Tenho mais perguntas do que resposta, até por que cada resposta é uma nova pergunta, abre para uma nova dúvida, assim é a dialética do hermenêutica, sempre nos levando a novos questionamentos que trazem novos diálogos com o texto, contexto e com os autores da vida, mas voltando a questão aqui que colocada posso dizer que somos livres e responsáveis por nosso atos, a dura ética da responsabilidade nos joga na cara a responsabilidade por nossas ações e escolhas, viver é deliberar, entretanto deliberamos dentro de um mundo cheio de outras deliberações, com uma estrutura, condicionamento econômico, social, um mundo imerso a uma cultura e limitado pela contingencia, logo somos livres para escolher, mas escolher dentro de certas possibilidades dentro da realidade de cada pessoa. Outra questão que é essencial, escolher não é desejo, você pode desejar mil coisas, mas suas escolhas a levaram a caminhos que você as vezes não desejou, mas era uma das opções que tinha para deliberar, deliberamos em cima das opções que temos e não dos sonhos que nos fazem delirar.
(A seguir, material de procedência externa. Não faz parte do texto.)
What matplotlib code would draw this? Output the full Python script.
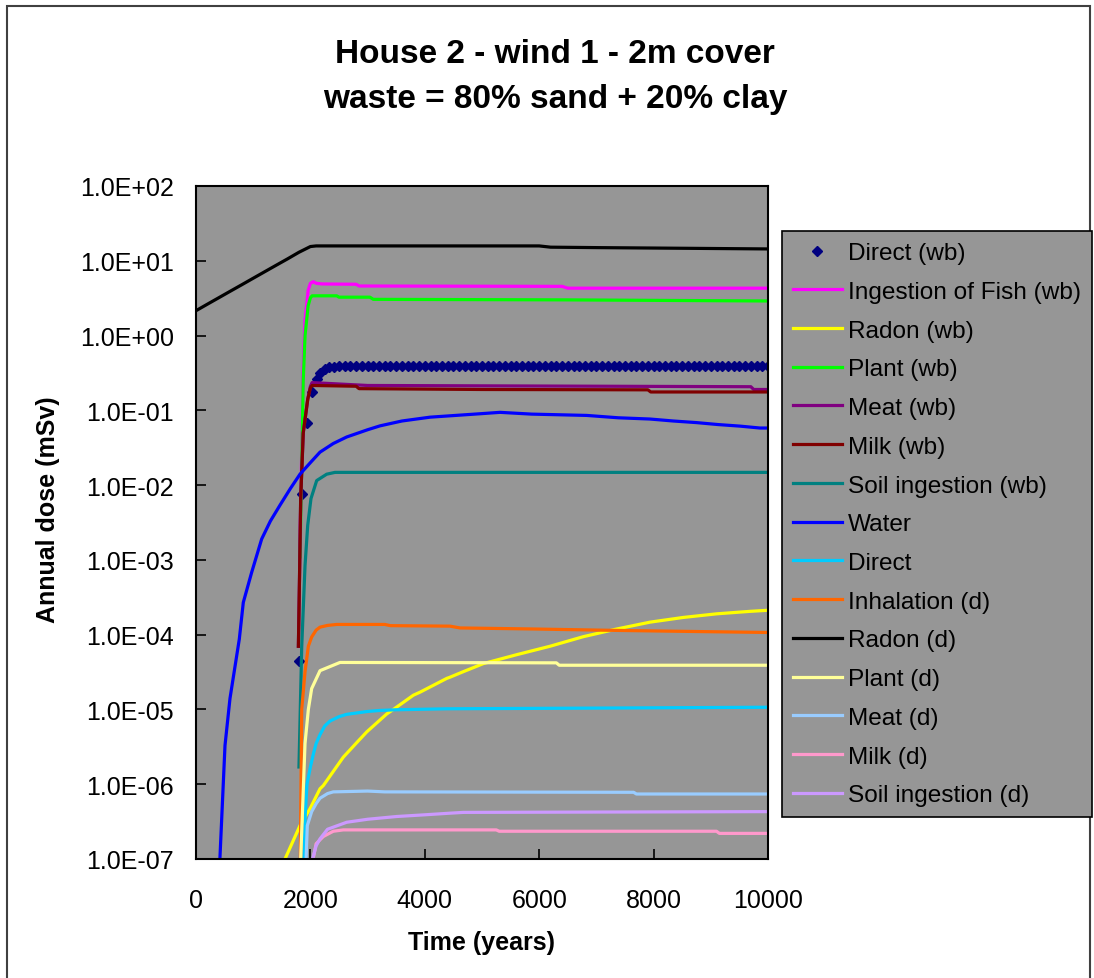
import numpy as np
import matplotlib.pyplot as plt
from matplotlib.patches import Rectangle
from matplotlib.ticker import FuncFormatter, NullLocator

plt.rcParams['font.family'] = ['Liberation Sans', 'DejaVu Sans']

# ---- data (time in years, dose in mSv) ----
direct_wb_t = [1800, 1860, 1935, 2030, 2110, 2170, 2250, 2330, 2420,
               2500, 2600, 2700, 2800, 2900, 3000, 3100, 3200, 3300, 3400,
               3500, 3600, 3700, 3800, 3900, 4000, 4100, 4200, 4300, 4400,
               4500, 4600, 4700, 4800, 4900, 5000, 5100, 5200, 5300, 5400,
               5500, 5600, 5700, 5800, 5900, 6000, 6100, 6200, 6300, 6400,
               6500, 6600, 6700, 6800, 6900, 7000, 7100, 7200, 7300, 7400,
               7500, 7600, 7700, 7800, 7900, 8000, 8100, 8200, 8300, 8400,
               8500, 8600, 8700, 8800, 8900, 9000, 9100, 9200, 9300, 9400,
               9500, 9600, 9700, 9800, 9900, 10000]
direct_wb_v = [4.5e-5, 7.6e-3, 0.068, 0.178, 0.263, 0.32, 0.355, 0.375, 0.385,
               0.39, 0.392, 0.394, 0.395, 0.396, 0.396, 0.396, 0.396, 0.396, 0.396,
               0.396, 0.396, 0.396, 0.396, 0.396, 0.396, 0.396, 0.396, 0.396, 0.396,
               0.396, 0.396, 0.396, 0.396, 0.396, 0.396, 0.396, 0.396, 0.396, 0.396,
               0.396, 0.396, 0.396, 0.396, 0.396, 0.396, 0.396, 0.396, 0.396, 0.396,
               0.396, 0.396, 0.396, 0.396, 0.396, 0.396, 0.396, 0.396, 0.396, 0.396,
               0.396, 0.396, 0.396, 0.396, 0.396, 0.396, 0.396, 0.396, 0.396, 0.396,
               0.396, 0.396, 0.396, 0.396, 0.396, 0.396, 0.396, 0.396, 0.396, 0.396,
               0.396, 0.396, 0.396, 0.396, 0.396, 0.396]

fish_t = [1818, 1875, 1906, 1960, 2000, 2050, 2100, 2200, 2800, 2850, 6400, 6500, 10000]
fish_v = [1.5e-3, 0.4, 1.6, 4.0, 5.0, 5.25, 5.0, 4.9, 4.85, 4.6, 4.55, 4.3, 4.3]

radon_wb_t = [1500, 1556, 1818, 1993, 2168, 2226, 2575, 2810, 2984, 3334, 3450, 3800,
              3916, 4383, 4441, 4673, 5023, 5607, 6189, 6771, 7355, 7937, 8520, 9103,
              9685, 10000]
radon_wb_v = [7e-8, 1e-7, 2.8e-7, 4.7e-7, 8.7e-7, 9.6e-7, 2.3e-6, 3.6e-6, 5e-6, 8.7e-6,
              1e-5, 1.55e-5, 1.7e-5, 2.6e-5, 2.7e-5, 3.2e-5, 4.1e-5, 5.4e-5, 7.0e-5,
              9.4e-5, 1.19e-4, 1.47e-4, 1.7e-4, 1.9e-4, 2.05e-4, 2.12e-4]

plant_wb_t = [1818, 1875, 1906, 1960, 2000, 2030, 2460, 2500, 3040, 3100, 6500, 10000]
plant_wb_v = [1.1e-3, 0.26, 1.0, 2.5, 3.2, 3.4, 3.4, 3.26, 3.26, 3.05, 3.0, 2.9]

meat_wb_t = [1790, 1810, 1830, 1875, 1953, 2000, 2030, 2500, 3000, 9700, 9750, 10000]
meat_wb_v = [7e-5, 6e-4, 6.6e-3, 0.05, 0.14, 0.21, 0.235, 0.225, 0.215, 0.207, 0.19, 0.19]

milk_wb_t = [1790, 1810, 1830, 1875, 1953, 2000, 2030, 2800, 2850, 5000, 7900, 7950, 10000]
milk_wb_v = [7e-5, 6e-4, 6.6e-3, 0.05, 0.14, 0.2, 0.215, 0.21, 0.195, 0.19, 0.188, 0.176, 0.176]

soil_wb_t = [1800, 1848, 1906, 1953, 2010, 2110, 2285, 2430, 10000]
soil_wb_v = [1.7e-6, 6.8e-5, 8.4e-4, 2.9e-3, 6.6e-3, 0.0115, 0.014, 0.0148, 0.0148]

water_t = [400, 507, 594, 757, 827, 973, 1148, 1300, 1469, 1650, 1818, 2000, 2168, 2400,
           2634, 3000, 3217, 3600, 4091, 4965, 5315, 5868, 6830, 7383, 7937, 8345, 8753,
           9131, 9510, 9860, 10000]
water_v = [5e-8, 3.3e-6, 1.4e-5, 8.7e-5, 2.7e-4, 6.8e-4, 1.9e-3, 3.3e-3, 5.4e-3, 9e-3, 0.014, 0.02,
           0.0276, 0.036, 0.044, 0.055, 0.062, 0.072, 0.081, 0.09, 0.094, 0.089, 0.0855, 0.0795,
           0.0765, 0.072, 0.0685, 0.0645, 0.0615, 0.058, 0.058]

direct_t = [1885, 1910, 1940, 2000, 2050, 2100, 2168, 2250, 2343, 2500, 2634, 3000, 3217,
            3500, 4383, 10000]
direct_v = [8e-8, 4e-7, 1e-6, 1.7e-6, 2.5e-6, 3.5e-6, 4.6e-6, 6e-6, 7e-6, 8e-6, 8.6e-6, 9.4e-6,
            9.7e-6, 9.9e-6, 1.02e-5, 1.07e-5]

inhal_t = [1820, 1848, 1906, 1964, 2022, 2100, 2168, 2300, 2460, 3300, 3400, 4441, 4615,
           5927, 7355, 8811, 10000]
inhal_v = [5e-8, 1e-5, 3.2e-5, 7e-5, 9.3e-5, 1.15e-4, 1.26e-4, 1.33e-4, 1.37e-4, 1.37e-4,
           1.32e-4, 1.3e-4, 1.23e-4, 1.19e-4, 1.14e-4, 1.1e-4, 1.07e-4]

radon_d_t = [0, 200, 400, 600, 800, 1000, 1200, 1400, 1600, 1800, 2000, 2100, 6000,
             6200, 7000, 8000, 9000, 10000]
radon_d_v = [2.15, 2.63, 3.21, 3.92, 4.78, 5.84, 7.13, 8.7, 10.6, 13.0, 15.5, 15.8, 15.8,
             15.2, 15.0, 14.8, 14.6, 14.4]

plant_d_t = [1830, 1906, 1964, 2022, 2168, 2517, 6300, 6350, 10000]
plant_d_v = [1e-7, 3.5e-6, 1e-5, 1.9e-5, 3.3e-5, 4.25e-5, 4.2e-5, 3.9e-5, 3.9e-5]

meat_d_t = [1920, 1946, 2022, 2100, 2168, 2300, 2400, 3000, 3300, 7650, 7700, 10000]
meat_d_v = [8e-8, 2.8e-7, 4.3e-7, 5.5e-7, 6.5e-7, 7.5e-7, 7.9e-7, 8.1e-7, 7.9e-7, 7.8e-7,
            7.4e-7, 7.4e-7]

milk_d_t = [2022, 2100, 2226, 2400, 2575, 5250, 5300, 9100, 9150, 10000]
milk_d_v = [8e-8, 1.6e-7, 2.0e-7, 2.35e-7, 2.45e-7, 2.45e-7, 2.35e-7, 2.35e-7, 2.2e-7, 2.2e-7]

soil_d_t = [2005, 2100, 2168, 2300, 2634, 3000, 3508, 4000, 4441, 4673, 10000]
soil_d_v = [8e-8, 1.5e-7, 1.86e-7, 2.5e-7, 3.1e-7, 3.4e-7, 3.7e-7, 3.9e-7, 4.1e-7, 4.2e-7, 4.3e-7]

series = [
    ('Ingestion of Fish (wb)', fish_t, fish_v, '#FF00FF'),
    ('Radon (wb)', radon_wb_t, radon_wb_v, '#FFFF00'),
    ('Plant (wb)', plant_wb_t, plant_wb_v, '#00FF00'),
    ('Meat (wb)', meat_wb_t, meat_wb_v, '#800080'),
    ('Milk (wb)', milk_wb_t, milk_wb_v, '#800000'),
    ('Soil ingestion (wb)', soil_wb_t, soil_wb_v, '#008080'),
    ('Water', water_t, water_v, '#0000FF'),
    ('Direct', direct_t, direct_v, '#00CCFF'),
    ('Inhalation (d)', inhal_t, inhal_v, '#FF6600'),
    ('Radon (d)', radon_d_t, radon_d_v, '#000000'),
    ('Plant (d)', plant_d_t, plant_d_v, '#FFFF99'),
    ('Meat (d)', meat_d_t, meat_d_v, '#99CCFF'),
    ('Milk (d)', milk_d_t, milk_d_v, '#FF99CC'),
    ('Soil ingestion (d)', soil_d_t, soil_d_v, '#CC99FF'),
]

fig = plt.figure(figsize=(10.94, 9.79), dpi=100)
ax = fig.add_axes([196 / 1094, 1 - 860 / 979, 572 / 1094, 673 / 979])
ax.set_facecolor('#969696')

handles = []
h, = ax.plot(direct_wb_t, direct_wb_v, linestyle='none', marker='D', markersize=5.5,
             color='#000080', label='Direct (wb)')
handles.append(h)
for name, t, v, c in series:
    h, = ax.plot(t, v, color=c, lw=2.3, label=name)
    handles.append(h)

ax.set_yscale('log')
ax.set_ylim(1e-7, 1e2)
ax.set_xlim(0, 10000)
ax.set_xticks([0, 2000, 4000, 6000, 8000, 10000])
ax.set_yticks([1e-7, 1e-6, 1e-5, 1e-4, 1e-3, 1e-2, 1e-1, 1e0, 1e1, 1e2])
ax.yaxis.set_minor_locator(NullLocator())
ax.yaxis.set_major_formatter(FuncFormatter(lambda v, p: f'{v:.1E}'))
ax.tick_params(axis='both', direction='in', length=7, width=1.2, labelsize=18)
ax.tick_params(axis='y', pad=16)
ax.tick_params(axis='x', pad=21)
for s in ax.spines.values():
    s.set_linewidth(1.5)
    s.set_color('black')

fig.text(555 / 1094, 1 - 63 / 979, 'House 2 - wind 1 - 2m cover', ha='center',
         va='baseline', fontsize=24, fontweight='bold')
fig.text(555 / 1094, 1 - 108 / 979, 'waste = 80% sand + 20% clay', ha='center',
         va='baseline', fontsize=24, fontweight='bold')
fig.text(482 / 1094, 1 - 950 / 979, 'Time (years)', ha='center', va='baseline',
         fontsize=18, fontweight='bold')
fig.text(48 / 1094, 1 - 510 / 979, 'Annual dose (mSv)', ha='center', va='center',
         rotation=90, fontsize=18, fontweight='bold')

leg = fig.legend(handles=handles, loc='upper left',
                 bbox_to_anchor=(782 / 1094, 1 - 232 / 979), fontsize=17.6,
                 frameon=True, fancybox=False, framealpha=1, facecolor='#969696',
                 edgecolor='black', borderpad=0.45, labelspacing=0.68,
                 handlelength=2.0, handletextpad=0.26, borderaxespad=0, numpoints=1)
leg.get_frame().set_linewidth(1.2)

fig.add_artist(Rectangle((7 / 1094, -0.05), 1083 / 1094, 1.05 - 7 / 979,
                         transform=fig.transFigure, fill=False, lw=1.5,
                         edgecolor='#404040'))

fig.savefig('out.png', dpi=100)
Se somos livres e responsáveis por nossas escolhas então não podemos condenar a economia, o fato de termos nascidos negros, pobres e em um mundo conservador? Ser livre é ser lançado no mundo, é ser no mundo, mas condicionado por esse mundo, logo somos limitadas pelas opções, pela condicionante histórica, material, sem extremismos marxistas e positivistas. Um negro que nasça em uma família pobre, em uma favela ou periferia, com pais analfabetos não terá um número grande de opções na vida, será jogado em um mundo onde será mais “fácil’ ele ser um trabalhador braçal sem estudos ou um marginal, traficante, ladrão ou algo parecido, como também terá opção de vencer todos esses obstáculos e poder estudar, ter um emprego digno, ser honesto. Isso não é determinismo, nem de um lado, nem de outro, apenas é a contingencia da vida, somos livres dentro de determinados contextos, não somos gênios para burlar nossa vida, a história e nem joguetes na mão do destino, somos seres humanos prontos para deliberar e escolhermos lançados no mundo que é nossa morada e nosso interior, agora, isso nos leva a outras questões, como a da pobreza da maioria dos negros, que mesmo com sua liberdade, mesmo com o poder de deliberar ainda continuam dentro desse quadro de exclusão, isso é explicado e compreendido pela história, pelas relações sociais e econômicas que dificultam a saída, mesmo deliberada, da maioria dos negros dessa condição.
Somos todos livres para escolhermos nossas vidas, mesmo sendo escolhidos pelo mundo, logo somos livres para lutarmos para ampliar as opções de escolha da maioria das pessoas, para que essas não fiquem presas a escolhas medíocres, limitadas ao extremo, o negro não é vilão e nem é um coitado que deve ser objeto de pena, é um ser humano LIVRE em um mundo desigual, cheio de miséria e dificuldade e cheio de oportunidades para poucos e poucas oportunidades para a maioria.   Continuam as dúvidas e questionamentos até o infinito e de volta ao finito que é o ser humano.